Directions for this task: Omit every picture, and retype the lines that run from the beginning of the data below through the line containing "const cx = c => x(c)+x.bandwidth()/2;", inclusive.

Dataset excerpt:
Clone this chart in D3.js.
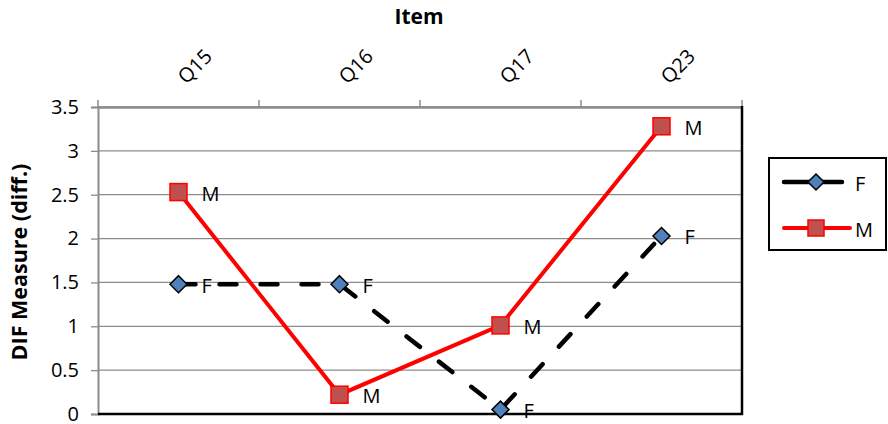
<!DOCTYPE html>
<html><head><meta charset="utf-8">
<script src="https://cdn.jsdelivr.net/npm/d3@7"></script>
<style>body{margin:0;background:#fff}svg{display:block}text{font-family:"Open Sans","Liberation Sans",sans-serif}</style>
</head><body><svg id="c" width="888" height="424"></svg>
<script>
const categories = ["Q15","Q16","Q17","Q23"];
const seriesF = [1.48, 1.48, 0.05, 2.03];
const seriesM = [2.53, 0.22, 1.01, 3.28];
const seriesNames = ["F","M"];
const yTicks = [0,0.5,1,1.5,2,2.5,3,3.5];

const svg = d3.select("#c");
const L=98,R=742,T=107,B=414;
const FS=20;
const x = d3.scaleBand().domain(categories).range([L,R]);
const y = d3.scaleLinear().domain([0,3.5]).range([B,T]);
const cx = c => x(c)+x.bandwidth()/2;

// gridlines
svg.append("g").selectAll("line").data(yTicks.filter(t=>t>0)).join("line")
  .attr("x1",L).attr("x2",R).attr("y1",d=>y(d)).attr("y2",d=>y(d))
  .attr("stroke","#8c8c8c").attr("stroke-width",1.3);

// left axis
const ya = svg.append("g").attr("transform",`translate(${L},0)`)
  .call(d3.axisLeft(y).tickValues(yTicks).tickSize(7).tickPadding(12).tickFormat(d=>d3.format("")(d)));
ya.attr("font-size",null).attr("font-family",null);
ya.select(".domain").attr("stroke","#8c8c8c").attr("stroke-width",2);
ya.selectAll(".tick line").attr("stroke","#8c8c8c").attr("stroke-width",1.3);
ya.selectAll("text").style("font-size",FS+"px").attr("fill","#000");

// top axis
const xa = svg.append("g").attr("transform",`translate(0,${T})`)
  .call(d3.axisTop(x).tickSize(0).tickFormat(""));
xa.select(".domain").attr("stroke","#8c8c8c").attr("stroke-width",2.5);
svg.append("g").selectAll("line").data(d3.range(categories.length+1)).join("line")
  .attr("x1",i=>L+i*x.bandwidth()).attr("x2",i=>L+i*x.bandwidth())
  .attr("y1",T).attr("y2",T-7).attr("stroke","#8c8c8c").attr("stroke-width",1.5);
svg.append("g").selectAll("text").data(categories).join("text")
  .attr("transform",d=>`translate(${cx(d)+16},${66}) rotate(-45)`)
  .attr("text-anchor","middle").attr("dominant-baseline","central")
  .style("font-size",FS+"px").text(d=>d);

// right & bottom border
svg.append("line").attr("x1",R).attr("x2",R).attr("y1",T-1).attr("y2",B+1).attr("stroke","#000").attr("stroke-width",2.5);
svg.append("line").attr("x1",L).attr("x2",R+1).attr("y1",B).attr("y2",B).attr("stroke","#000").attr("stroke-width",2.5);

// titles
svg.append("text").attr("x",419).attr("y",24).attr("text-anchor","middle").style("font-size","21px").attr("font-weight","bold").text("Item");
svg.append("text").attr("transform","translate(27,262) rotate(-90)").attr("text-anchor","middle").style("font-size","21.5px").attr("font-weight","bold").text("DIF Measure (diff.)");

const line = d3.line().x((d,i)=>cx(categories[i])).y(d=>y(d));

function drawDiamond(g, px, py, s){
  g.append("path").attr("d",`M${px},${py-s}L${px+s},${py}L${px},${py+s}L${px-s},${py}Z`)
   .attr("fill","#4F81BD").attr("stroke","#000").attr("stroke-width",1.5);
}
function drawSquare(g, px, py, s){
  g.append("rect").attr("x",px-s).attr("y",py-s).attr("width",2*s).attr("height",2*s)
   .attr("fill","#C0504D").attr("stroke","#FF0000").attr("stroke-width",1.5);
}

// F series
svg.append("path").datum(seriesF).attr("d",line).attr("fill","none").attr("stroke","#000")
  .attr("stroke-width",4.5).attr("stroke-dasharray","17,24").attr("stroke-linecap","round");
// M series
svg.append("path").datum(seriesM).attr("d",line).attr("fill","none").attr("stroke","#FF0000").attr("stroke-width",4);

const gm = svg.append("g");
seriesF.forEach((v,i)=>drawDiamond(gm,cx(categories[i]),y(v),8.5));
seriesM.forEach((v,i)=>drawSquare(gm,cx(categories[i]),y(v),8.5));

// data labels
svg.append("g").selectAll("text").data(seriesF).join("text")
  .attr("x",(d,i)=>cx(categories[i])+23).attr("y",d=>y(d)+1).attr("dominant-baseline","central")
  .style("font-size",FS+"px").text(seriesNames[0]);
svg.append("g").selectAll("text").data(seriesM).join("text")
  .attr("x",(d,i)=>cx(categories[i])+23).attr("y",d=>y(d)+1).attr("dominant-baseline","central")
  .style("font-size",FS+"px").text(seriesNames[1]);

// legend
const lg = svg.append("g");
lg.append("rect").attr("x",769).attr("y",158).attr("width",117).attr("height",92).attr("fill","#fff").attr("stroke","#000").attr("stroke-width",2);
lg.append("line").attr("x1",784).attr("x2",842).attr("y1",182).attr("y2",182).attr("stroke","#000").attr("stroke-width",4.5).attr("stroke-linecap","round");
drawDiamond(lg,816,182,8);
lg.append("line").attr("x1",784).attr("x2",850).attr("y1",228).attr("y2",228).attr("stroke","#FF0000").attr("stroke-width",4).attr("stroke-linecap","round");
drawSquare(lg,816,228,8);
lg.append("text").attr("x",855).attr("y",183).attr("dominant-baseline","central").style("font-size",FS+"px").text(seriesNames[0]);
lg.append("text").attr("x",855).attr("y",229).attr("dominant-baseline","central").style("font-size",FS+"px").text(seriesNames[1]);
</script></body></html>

Solution to this task:
Clone this chart in D3.js.
<!DOCTYPE html>
<html><head><meta charset="utf-8">
<script src="https://cdn.jsdelivr.net/npm/d3@7"></script>
<style>body{margin:0;background:#fff}svg{display:block}text{font-family:"Open Sans","Liberation Sans",sans-serif}</style>
</head><body><svg id="c" width="888" height="424"></svg>
<script>
const categories = ["Q15","Q16","Q17","Q23"];
const seriesF = [1.48, 1.48, 0.05, 2.03];
const seriesM = [2.53, 0.22, 1.01, 3.28];
const seriesNames = ["F","M"];
const yTicks = [0,0.5,1,1.5,2,2.5,3,3.5];

const svg = d3.select("#c");
const L=98,R=742,T=107,B=414;
const FS=20;
const x = d3.scaleBand().domain(categories).range([L,R]);
const y = d3.scaleLinear().domain([0,3.5]).range([B,T]);
const cx = c => x(c)+x.bandwidth()/2;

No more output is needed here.